A Look At Samson’s Downfall — His Demise Was Fully Influenced By The Company He Kept

Wednesday, November 28, 2007, Part 2

“What more shall I say? For the time would fail me to tell of Gideon and Barak and Samson and Jephthah, also of David and Samuel and the prophets” (Hebrews 11:32).

IDEA: The temptation of Samson by Delilah embodies elements of most temptations.

PURPOSE: To help listeners be aware of how temptations work.

Do you think it’s a nice idea to give children biblical names?

Do you know many who named a daughter “Delilah”?

When you hear the name “Delilah,” what do you think of?

She is the embodiment of temptation. Gary Inrig in his book on the judges, Heart of Iron, Feet of Clay, spends two chapters on Samson’s fall because of Delilah. He argues that there are three very important principles about all temptation that are embodied in the actions of Delilah.
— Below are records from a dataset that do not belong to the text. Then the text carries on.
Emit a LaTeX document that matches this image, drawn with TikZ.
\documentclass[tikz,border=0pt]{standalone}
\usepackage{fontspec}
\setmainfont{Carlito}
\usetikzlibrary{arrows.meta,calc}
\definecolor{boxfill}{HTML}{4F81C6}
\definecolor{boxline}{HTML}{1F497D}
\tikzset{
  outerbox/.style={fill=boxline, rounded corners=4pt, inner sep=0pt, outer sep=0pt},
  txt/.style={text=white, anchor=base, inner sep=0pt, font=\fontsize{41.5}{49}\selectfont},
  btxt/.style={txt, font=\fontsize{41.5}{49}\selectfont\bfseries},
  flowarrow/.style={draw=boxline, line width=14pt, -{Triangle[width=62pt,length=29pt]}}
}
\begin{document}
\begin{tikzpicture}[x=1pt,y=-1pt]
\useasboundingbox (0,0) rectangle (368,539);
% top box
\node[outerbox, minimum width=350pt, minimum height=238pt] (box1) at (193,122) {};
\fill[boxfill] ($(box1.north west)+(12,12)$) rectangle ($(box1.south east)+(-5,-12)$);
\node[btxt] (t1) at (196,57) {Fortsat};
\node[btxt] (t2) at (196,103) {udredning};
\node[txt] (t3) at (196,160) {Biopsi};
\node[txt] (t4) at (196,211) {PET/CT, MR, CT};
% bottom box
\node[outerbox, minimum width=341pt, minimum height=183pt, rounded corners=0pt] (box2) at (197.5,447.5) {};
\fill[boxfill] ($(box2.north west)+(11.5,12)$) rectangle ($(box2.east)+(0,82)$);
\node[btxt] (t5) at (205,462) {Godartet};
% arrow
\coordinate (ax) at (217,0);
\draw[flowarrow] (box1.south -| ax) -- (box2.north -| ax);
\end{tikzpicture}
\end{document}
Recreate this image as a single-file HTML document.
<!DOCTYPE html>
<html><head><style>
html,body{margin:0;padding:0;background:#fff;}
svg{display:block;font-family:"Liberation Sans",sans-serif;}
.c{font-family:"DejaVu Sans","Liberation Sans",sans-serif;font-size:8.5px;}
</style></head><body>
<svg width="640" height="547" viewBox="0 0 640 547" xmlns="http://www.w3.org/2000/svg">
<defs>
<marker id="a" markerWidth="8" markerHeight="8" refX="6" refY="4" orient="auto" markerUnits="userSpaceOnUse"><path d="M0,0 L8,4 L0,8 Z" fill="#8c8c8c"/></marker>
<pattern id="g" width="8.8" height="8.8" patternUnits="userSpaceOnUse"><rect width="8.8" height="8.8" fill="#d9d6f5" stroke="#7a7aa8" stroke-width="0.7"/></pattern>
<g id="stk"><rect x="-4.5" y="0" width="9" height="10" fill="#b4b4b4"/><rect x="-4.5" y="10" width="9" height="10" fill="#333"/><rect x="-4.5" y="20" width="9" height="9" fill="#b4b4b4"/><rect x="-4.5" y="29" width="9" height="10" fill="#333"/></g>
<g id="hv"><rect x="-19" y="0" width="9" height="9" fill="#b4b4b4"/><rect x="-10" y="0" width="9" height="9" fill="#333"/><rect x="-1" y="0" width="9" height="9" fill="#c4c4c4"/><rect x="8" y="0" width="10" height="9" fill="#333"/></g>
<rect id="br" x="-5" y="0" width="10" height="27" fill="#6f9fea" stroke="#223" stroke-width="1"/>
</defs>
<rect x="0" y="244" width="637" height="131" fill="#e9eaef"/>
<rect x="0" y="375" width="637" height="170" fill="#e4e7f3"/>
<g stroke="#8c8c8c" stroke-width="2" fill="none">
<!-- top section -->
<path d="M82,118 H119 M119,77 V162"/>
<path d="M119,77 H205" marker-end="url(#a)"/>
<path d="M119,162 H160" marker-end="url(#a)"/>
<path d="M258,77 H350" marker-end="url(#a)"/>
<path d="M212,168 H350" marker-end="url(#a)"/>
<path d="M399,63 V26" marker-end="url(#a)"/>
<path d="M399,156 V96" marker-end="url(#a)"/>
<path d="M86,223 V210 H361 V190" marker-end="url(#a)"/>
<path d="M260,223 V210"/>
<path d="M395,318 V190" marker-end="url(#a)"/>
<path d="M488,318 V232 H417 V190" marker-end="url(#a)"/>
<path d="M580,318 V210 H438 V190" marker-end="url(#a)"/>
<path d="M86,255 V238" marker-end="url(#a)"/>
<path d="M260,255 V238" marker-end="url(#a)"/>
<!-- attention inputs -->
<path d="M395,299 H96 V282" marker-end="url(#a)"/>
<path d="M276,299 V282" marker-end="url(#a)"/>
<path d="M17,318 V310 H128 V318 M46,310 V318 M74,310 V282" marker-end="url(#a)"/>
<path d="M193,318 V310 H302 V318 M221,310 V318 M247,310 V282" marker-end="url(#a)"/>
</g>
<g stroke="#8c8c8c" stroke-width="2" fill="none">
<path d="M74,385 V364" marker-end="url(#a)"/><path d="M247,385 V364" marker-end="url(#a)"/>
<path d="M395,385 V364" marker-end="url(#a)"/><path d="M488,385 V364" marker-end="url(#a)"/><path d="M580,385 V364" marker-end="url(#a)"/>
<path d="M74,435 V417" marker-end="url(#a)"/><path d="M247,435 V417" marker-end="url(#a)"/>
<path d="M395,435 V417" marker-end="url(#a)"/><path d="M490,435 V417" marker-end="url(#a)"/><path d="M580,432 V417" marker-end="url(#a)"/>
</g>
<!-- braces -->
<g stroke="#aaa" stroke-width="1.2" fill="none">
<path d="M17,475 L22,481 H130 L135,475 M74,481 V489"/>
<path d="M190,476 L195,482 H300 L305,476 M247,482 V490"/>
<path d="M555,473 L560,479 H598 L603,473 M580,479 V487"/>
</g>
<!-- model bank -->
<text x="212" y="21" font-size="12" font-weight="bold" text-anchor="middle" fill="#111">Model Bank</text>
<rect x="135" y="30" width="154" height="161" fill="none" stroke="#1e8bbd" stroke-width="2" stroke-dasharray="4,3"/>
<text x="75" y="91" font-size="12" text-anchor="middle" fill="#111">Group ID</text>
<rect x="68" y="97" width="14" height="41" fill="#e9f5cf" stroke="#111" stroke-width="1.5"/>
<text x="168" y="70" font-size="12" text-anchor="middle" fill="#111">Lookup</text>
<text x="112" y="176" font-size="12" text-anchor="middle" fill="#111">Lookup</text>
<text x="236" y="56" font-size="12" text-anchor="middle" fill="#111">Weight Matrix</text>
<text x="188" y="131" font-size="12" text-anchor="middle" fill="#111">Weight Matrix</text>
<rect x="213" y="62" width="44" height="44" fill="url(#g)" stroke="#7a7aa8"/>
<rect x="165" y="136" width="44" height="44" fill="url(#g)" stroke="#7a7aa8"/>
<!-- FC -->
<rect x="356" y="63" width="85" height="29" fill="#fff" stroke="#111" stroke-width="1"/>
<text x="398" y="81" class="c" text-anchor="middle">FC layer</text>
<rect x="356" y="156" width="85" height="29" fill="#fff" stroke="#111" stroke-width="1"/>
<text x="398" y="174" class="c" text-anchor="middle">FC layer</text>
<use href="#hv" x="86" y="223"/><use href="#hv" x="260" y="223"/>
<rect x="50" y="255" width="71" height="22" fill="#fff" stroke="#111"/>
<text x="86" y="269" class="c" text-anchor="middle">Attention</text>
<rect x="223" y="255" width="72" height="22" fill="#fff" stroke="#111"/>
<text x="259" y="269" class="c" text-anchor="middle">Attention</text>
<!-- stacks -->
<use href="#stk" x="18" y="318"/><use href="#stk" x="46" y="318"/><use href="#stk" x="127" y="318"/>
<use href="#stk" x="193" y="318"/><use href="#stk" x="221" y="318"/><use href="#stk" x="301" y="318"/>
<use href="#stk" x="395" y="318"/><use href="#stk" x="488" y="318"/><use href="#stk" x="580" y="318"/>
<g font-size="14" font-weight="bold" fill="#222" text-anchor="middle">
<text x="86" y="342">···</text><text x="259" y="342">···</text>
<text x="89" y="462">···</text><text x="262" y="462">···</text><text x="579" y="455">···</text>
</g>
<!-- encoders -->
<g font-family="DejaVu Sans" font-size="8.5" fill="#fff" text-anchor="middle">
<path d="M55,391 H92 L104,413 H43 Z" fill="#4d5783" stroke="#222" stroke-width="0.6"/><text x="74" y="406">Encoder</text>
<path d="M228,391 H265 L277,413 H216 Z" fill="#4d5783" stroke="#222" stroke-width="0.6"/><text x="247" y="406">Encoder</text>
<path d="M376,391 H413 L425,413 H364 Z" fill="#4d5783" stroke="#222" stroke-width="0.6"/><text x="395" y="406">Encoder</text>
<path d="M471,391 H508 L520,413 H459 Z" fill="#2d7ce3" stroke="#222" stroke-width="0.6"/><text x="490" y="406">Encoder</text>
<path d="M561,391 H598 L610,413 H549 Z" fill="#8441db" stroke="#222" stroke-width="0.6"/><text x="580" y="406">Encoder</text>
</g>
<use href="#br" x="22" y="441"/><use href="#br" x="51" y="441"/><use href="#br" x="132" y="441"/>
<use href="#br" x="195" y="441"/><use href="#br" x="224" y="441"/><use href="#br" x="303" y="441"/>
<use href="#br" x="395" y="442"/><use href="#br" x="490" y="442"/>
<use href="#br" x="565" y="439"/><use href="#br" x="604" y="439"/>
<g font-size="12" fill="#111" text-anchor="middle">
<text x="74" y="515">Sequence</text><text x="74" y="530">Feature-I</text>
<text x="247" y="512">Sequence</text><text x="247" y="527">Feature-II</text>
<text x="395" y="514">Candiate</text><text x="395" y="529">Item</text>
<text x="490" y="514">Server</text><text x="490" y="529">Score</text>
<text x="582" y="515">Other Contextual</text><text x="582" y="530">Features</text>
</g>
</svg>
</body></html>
These principles lie at the heart of why we succumb to temptation when it enters our lives.

I. Moral compromise always makes us vulnerable to further compromise.
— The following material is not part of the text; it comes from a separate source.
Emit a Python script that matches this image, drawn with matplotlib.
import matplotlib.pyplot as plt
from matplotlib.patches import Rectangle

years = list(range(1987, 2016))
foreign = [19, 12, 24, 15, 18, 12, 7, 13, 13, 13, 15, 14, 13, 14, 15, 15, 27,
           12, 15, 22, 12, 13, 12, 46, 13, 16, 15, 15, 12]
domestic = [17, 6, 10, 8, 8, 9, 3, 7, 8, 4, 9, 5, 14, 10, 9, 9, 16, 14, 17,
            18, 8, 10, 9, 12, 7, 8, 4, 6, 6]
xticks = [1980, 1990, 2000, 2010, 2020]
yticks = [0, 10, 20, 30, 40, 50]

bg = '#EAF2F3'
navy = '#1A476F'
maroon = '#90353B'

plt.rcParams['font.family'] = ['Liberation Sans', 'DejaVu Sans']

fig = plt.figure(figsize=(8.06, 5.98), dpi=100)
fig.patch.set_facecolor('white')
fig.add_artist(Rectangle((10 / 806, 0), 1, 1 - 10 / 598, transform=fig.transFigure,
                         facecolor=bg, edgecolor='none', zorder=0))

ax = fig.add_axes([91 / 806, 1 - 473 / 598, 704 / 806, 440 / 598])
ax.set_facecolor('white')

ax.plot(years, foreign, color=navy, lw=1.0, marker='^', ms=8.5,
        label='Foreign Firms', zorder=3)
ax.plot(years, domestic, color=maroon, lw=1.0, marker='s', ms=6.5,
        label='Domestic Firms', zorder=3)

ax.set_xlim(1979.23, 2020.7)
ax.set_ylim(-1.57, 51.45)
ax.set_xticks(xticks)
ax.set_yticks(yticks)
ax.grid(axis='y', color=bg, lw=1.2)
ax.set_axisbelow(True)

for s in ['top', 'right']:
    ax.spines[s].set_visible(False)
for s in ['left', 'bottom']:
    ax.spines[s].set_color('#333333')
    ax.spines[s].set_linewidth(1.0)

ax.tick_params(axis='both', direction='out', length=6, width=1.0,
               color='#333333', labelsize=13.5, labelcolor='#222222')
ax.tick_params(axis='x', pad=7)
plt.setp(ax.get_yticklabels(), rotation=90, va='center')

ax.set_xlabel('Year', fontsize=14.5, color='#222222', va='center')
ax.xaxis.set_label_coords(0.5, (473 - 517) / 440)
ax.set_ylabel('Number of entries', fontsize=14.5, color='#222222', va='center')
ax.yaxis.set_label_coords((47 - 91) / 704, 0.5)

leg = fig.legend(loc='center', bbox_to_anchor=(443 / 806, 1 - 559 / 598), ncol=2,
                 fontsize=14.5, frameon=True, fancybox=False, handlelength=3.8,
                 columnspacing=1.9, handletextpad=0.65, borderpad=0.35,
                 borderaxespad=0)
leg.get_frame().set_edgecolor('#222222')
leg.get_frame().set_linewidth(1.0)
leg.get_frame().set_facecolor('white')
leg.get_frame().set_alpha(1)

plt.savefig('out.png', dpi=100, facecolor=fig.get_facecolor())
Samson had entered into sexual compromises before he met Delilah, so his downfall didn’t happen suddenly.

Do you think that it is true that small compromises always lead to larger compromises?

II. Temptation comes to us in attractive packages.

Delilah wasn’t Tugboat Annie. She was obviously an attractive and experienced woman.

Sin always comes with promises that our lives will be richer and our experience fuller if we embrace it. It will give us what we could get in no other way.

Temptation always appeals to the short run and ignores the long run.

III. Temptation comes when we choose wrong company.

Samson continually sought out the wrong kind of women—a Philistine woman from Timnah, the prostitute in Gaza, and then Delilah. He chose them as companions.

The Proverbs warn about the power of friendships to ennoble us or destroy us.

“He who walks with wise men will be wise, but the companion of fools will be destroyed” (Proverbs 13:20).

“The righteous should choose his friends carefully, for the way of the wicked leads them astray” (Proverbs 12:26).

“Make no friendship with an angry man, and with a furious man do not go, lest you learn his ways and set a snare for your soul” (Proverbs 22:24, 25).

Conclusion:

Is it wrong to have friends who are not Christians?